The statements in this section merely provide background information related to the present disclosure and may not constitute prior art.
Composite materials, in particular panels used in aeronautical applications, proximate to the engines, are intended for operation at temperatures below a maximum threshold. These panels, whether forming one single layer or used in a sandwich structure comprising a central core such as honeycomb covered with two external skins or face sheets, include unique mechanical characteristics and a reduced mass, and may take various shapes.
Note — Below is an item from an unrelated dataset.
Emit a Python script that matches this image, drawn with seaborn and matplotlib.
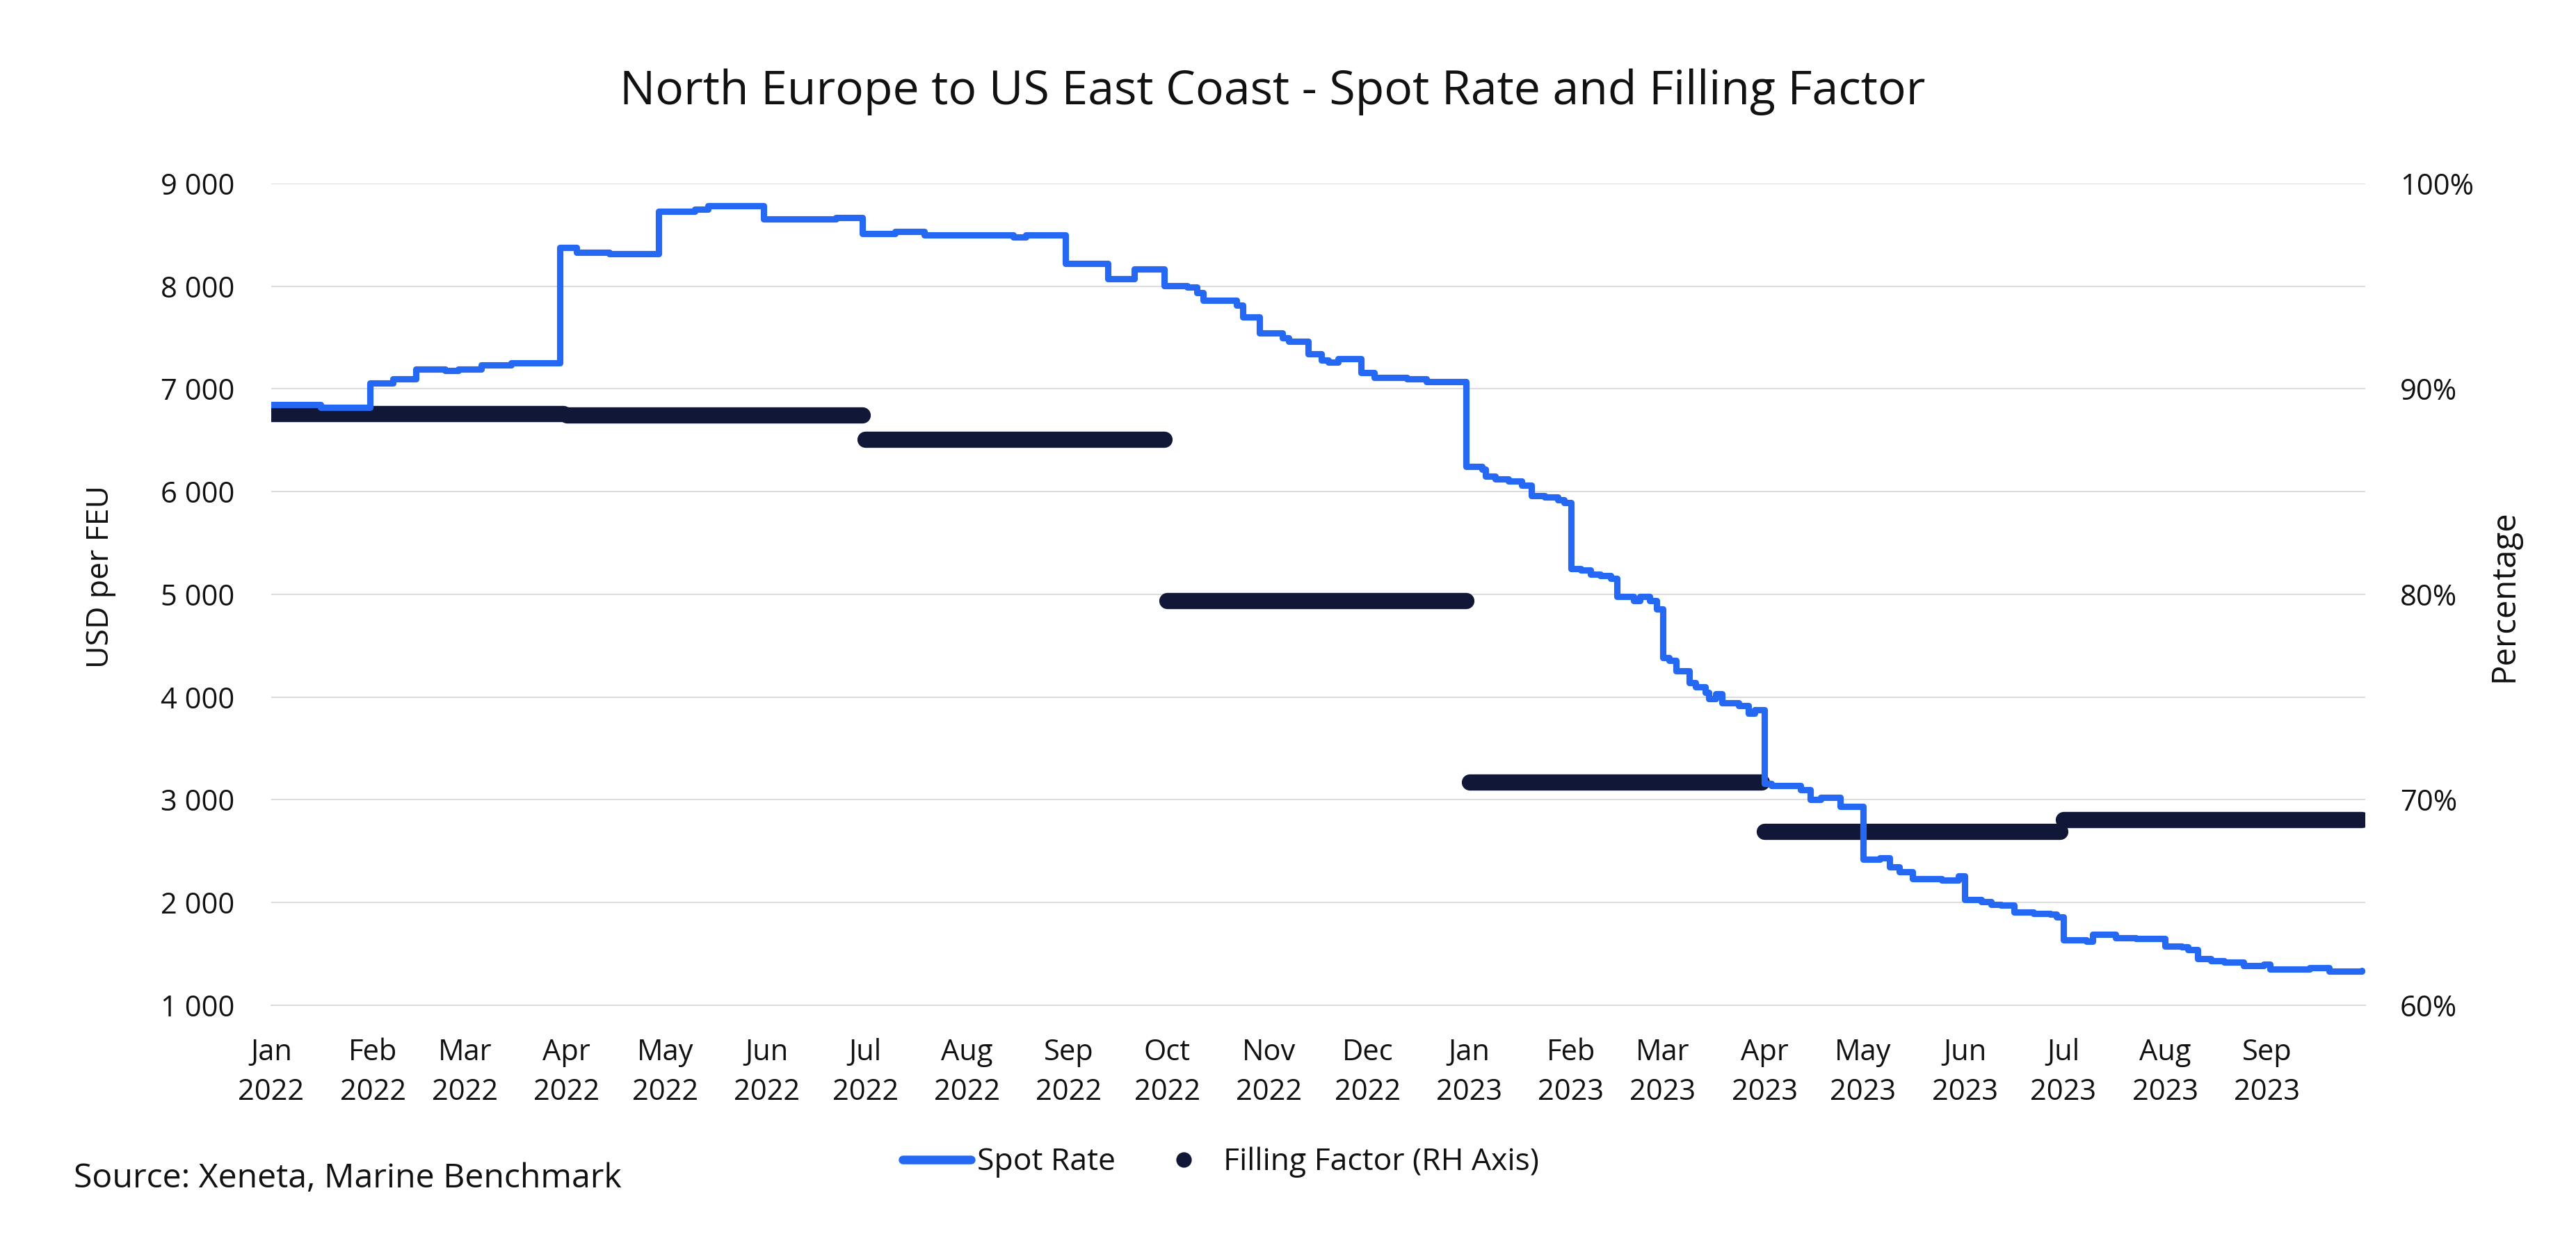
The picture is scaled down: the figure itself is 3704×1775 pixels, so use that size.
import numpy as np
import pandas as pd
import matplotlib
matplotlib.use("Agg")
import matplotlib.pyplot as plt
from matplotlib.ticker import FixedLocator, FuncFormatter
from matplotlib.lines import Line2D
import seaborn as sns

# ---------------- data ----------------
spot_dates = [
    "2022-01-01", "2022-01-16", "2022-01-31", "2022-02-07", "2022-02-14", "2022-02-23",
    "2022-02-27", "2022-03-06", "2022-03-15", "2022-03-30", "2022-04-04", "2022-04-14",
    "2022-04-29", "2022-05-10", "2022-05-14", "2022-05-31", "2022-06-22", "2022-06-30",
    "2022-07-10", "2022-07-19", "2022-08-15", "2022-08-19", "2022-08-31", "2022-09-13",
    "2022-09-21", "2022-09-30", "2022-10-07", "2022-10-10", "2022-10-12", "2022-10-22",
    "2022-10-24", "2022-10-29", "2022-11-05", "2022-11-07", "2022-11-13", "2022-11-17",
    "2022-11-19", "2022-11-22", "2022-11-29", "2022-12-03", "2022-12-13", "2022-12-19",
    "2022-12-31", "2023-01-05", "2023-01-06", "2023-01-09", "2023-01-13", "2023-01-17",
    "2023-01-20", "2023-01-24", "2023-01-28", "2023-01-30", "2023-02-01", "2023-02-04",
    "2023-02-07", "2023-02-10", "2023-02-13", "2023-02-15", "2023-02-20", "2023-02-22",
    "2023-02-25", "2023-02-27", "2023-03-01", "2023-03-03", "2023-03-05", "2023-03-09",
    "2023-03-11", "2023-03-14", "2023-03-15", "2023-03-17", "2023-03-19", "2023-03-24",
    "2023-03-27", "2023-03-29", "2023-04-01", "2023-04-03", "2023-04-12", "2023-04-15",
    "2023-04-18", "2023-04-24", "2023-05-01", "2023-05-06", "2023-05-09", "2023-05-12",
    "2023-05-16", "2023-05-25", "2023-05-30", "2023-06-01", "2023-06-06", "2023-06-09",
    "2023-06-12", "2023-06-16", "2023-06-22", "2023-06-27", "2023-06-29", "2023-07-01",
    "2023-07-08", "2023-07-10", "2023-07-17", "2023-07-23", "2023-08-01", "2023-08-06",
    "2023-08-08", "2023-08-11", "2023-08-15", "2023-08-19", "2023-08-25", "2023-08-31",
    "2023-09-02", "2023-09-14", "2023-09-20", "2023-09-30",
]
spot_values = [
    6850, 6820, 7060, 7095, 7195, 7180,
    7195, 7230, 7250, 8375, 8330, 8315,
    8730, 8750, 8785, 8655, 8668, 8515,
    8535, 8500, 8476, 8500, 8220, 8075,
    8165, 8005, 7993, 7937, 7862, 7813,
    7700, 7542, 7497, 7463, 7339, 7282,
    7260, 7293, 7158, 7113, 7096, 7070,
    6243, 6217, 6152, 6121, 6100, 6062,
    5959, 5946, 5920, 5894, 5248, 5235,
    5196, 5183, 5157, 4977, 4938, 4977,
    4938, 4860, 4382, 4357, 4253, 4137,
    4098, 4047, 3982, 4034, 3943, 3917,
    3840, 3879, 3158, 3135, 3100, 3000,
    3023, 2932, 2424, 2436, 2345, 2300,
    2233, 2221, 2255, 2029, 2007, 1984,
    1973, 1905, 1894, 1883, 1860, 1634,
    1623, 1690, 1657, 1646, 1578, 1567,
    1544, 1454, 1431, 1420, 1386, 1397,
    1352, 1363, 1330, 1341,
]

ff_start = ["2022-01-01", "2022-04-01", "2022-07-01", "2022-10-01",
            "2023-01-01", "2023-04-01", "2023-07-01"]
ff_end = ["2022-03-31", "2022-06-30", "2022-09-30", "2022-12-31",
          "2023-03-31", "2023-06-30", "2023-09-30"]
ff_values = [88.78, 88.74, 87.53, 79.69, 70.85, 68.47, 69.04]

left_ticks = [1000, 2000, 3000, 4000, 5000, 6000, 7000, 8000, 9000]
right_ticks = [60, 70, 80, 90, 100]

title = "North Europe to US East Coast - Spot Rate and Filling Factor"
source = "Source: Xeneta, Marine Benchmark"
left_label = "USD per FEU"
right_label = "Percentage"

BLUE = "#2468F4"
NAVY = "#111837"
GRID = "#D9D9D9"

# ---------------- frames ----------------
df_spot = pd.DataFrame({"date": pd.to_datetime(spot_dates), "rate": spot_values})
ff_rows = []
for i, (s, e, v) in enumerate(zip(ff_start, ff_end, ff_values)):
    ff_rows.append({"date": pd.Timestamp(s), "ff": v, "q": i})
    ff_rows.append({"date": pd.Timestamp(e), "ff": v, "q": i})
df_ff = pd.DataFrame(ff_rows)

month_ticks = pd.date_range("2022-01-01", "2023-10-01", freq="MS")
month_labels = [f"{d:%b}\n{d:%Y}" for d in month_ticks[:-1]] + [""]

# ---------------- style ----------------
sns.set_theme(style="white")
plt.rcParams["font.family"] = ["Open Sans", "DejaVu Sans"]
plt.rcParams["text.color"] = "#111111"
plt.rcParams["axes.labelcolor"] = "#111111"
plt.rcParams["xtick.color"] = "#111111"
plt.rcParams["ytick.color"] = "#111111"

fig = plt.figure(figsize=(18.52, 8.875), dpi=200)
fig.patch.set_facecolor("white")
ax = fig.add_axes([0.1053, 0.1854, 0.8129, 0.6659])
ax2 = ax.twinx()
ax.set_zorder(2)
ax2.set_zorder(1)
ax.patch.set_visible(False)

# filling factor (right axis, drawn below)
sns.lineplot(data=df_ff, x="date", y="ff", units="q", estimator=None, ax=ax2,
             color=NAVY, linewidth=8.4, solid_capstyle="round", legend=False)
# spot rate (left axis, on top)
sns.lineplot(data=df_spot, x="date", y="rate", ax=ax, color=BLUE, linewidth=3.3,
             drawstyle="steps-post", solid_joinstyle="round", solid_capstyle="round",
             legend=False)

ax.set_xlim(month_ticks[0], month_ticks[-1])
ax.set_ylim(1000, 9000)
ax2.set_ylim(60, 100)

# grid drawn on the lower axes so the bars cover it
ax2.yaxis.set_major_locator(FixedLocator(right_ticks))
ax2.yaxis.set_minor_locator(FixedLocator([65, 75, 85, 95]))
ax2.grid(which="both", axis="y", color=GRID, linewidth=0.65)
ax2.grid(False, axis="x")
ax2.set_axisbelow(True)
ax.grid(False)

ax.set_yticks(left_ticks)
ax.yaxis.set_major_formatter(FuncFormatter(lambda v, p: f"{v:,.0f}".replace(",", " ")))
ax2.yaxis.set_major_formatter(FuncFormatter(lambda v, p: f"{v:.0f}%"))

ax.set_xticks(month_ticks)
ax.set_xticklabels(month_labels)
for lbl in ax.get_xticklabels():
    lbl.set_linespacing(1.47)

ax.tick_params(axis="x", length=6.8, width=0.65, color=GRID, pad=10, labelsize=15)
ax.tick_params(axis="y", length=0, pad=19, labelsize=15)
ax2.tick_params(axis="y", which="both", length=0, pad=18, labelsize=15)

for s in ["top", "left", "right"]:
    ax.spines[s].set_visible(False)
ax.spines["bottom"].set_color(GRID)
ax.spines["bottom"].set_linewidth(0.65)
for s in ax2.spines.values():
    s.set_visible(False)

ax.set_xlabel("")
ax.set_ylabel("")
ax2.set_ylabel("")
fig.text(0.0392, 0.5324, left_label, rotation=90, ha="center", va="center", fontsize=16)
fig.text(0.9722, 0.5172, right_label, rotation=90, ha="center", va="center", fontsize=17)

fig.text(0.494, 0.9155, title, ha="center", va="baseline", fontsize=24.5)
fig.text(0.0286, 0.038, source, ha="left", va="baseline", fontsize=17.4)

handles = [
    Line2D([], [], color=BLUE, linewidth=4.5, solid_capstyle="round"),
    Line2D([], [], color=NAVY, marker="o", linestyle="none", markersize=7),
]
fig.legend(handles, ["Spot Rate", "Filling Factor (RH Axis)"], loc="center",
           bbox_to_anchor=(0.474, 0.058), bbox_transform=fig.transFigure, ncol=2,
           frameon=False, fontsize=16, handlelength=2.2, handletextpad=0.2,
           columnspacing=1.1)

fig.savefig("out.png", dpi=200, facecolor="white")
However, subsequent to thermal events comprising an increase of temperature above a maximum threshold, and depending on the exposure times, some damage to the materials of the panels may occur, which may reduce the structural strength characteristics. Thus, it is desirable to be able to characterize the level of the material damage during maintenance operations in order to increase safety.
In order to carry out inspection on these composite materials, it is known to apply a primary paint over the surface, in particular a polyurethane paint, which will undergo color transformations during thermal events.
A first known method for damage assessment consists in visually studying the discoloration of the primary paint in order to deduce therefrom some level of evolution of the material. This method gives a qualitative indication, but does not allow for an accurate quantitative measurement of the damage.
Another known non-destructive method, in particular presented by the documents EP-A1-2343531 and US-A1-20110001047, performs an analysis of the discoloration of a primary paint by a technique based on infrared spectrometry.
In particular, the second mentioned document presents the following method: after having carried out a calibration model, infrared radiation is emitted on a point of the surface of the material to be analyzed; then, the diffused reflection spectrum of this surface is measured; and by considering on this spectrum a criterion which is compared to the calibration model, a history of the thermal or chemical aspects of the coating is assessed, in order to deduce therefrom a condition of the composite material supporting it.
Nonetheless, this method is complex to carry out, and the obtained results highly depend on the implementation of the primary paint. In particular, thickness variations of the coating layer, of its polymerization cycle, of the number of deposited layers or of the surface condition, will disturb the infrared reflection. The results as well as the conclusions related to the damage to the material are not accurate.
Other known non-destructive methods for assessing the damage to the materials use in particular ultrasonic or thermographic conventional techniques which allow in particular detecting detachments between the layers of the materials. Thus, it is possible, for example, to control the detachment between the skin and the core of a panel comprising a sandwich structure. Nonetheless, this method does not allow assessing the condition of the material by itself.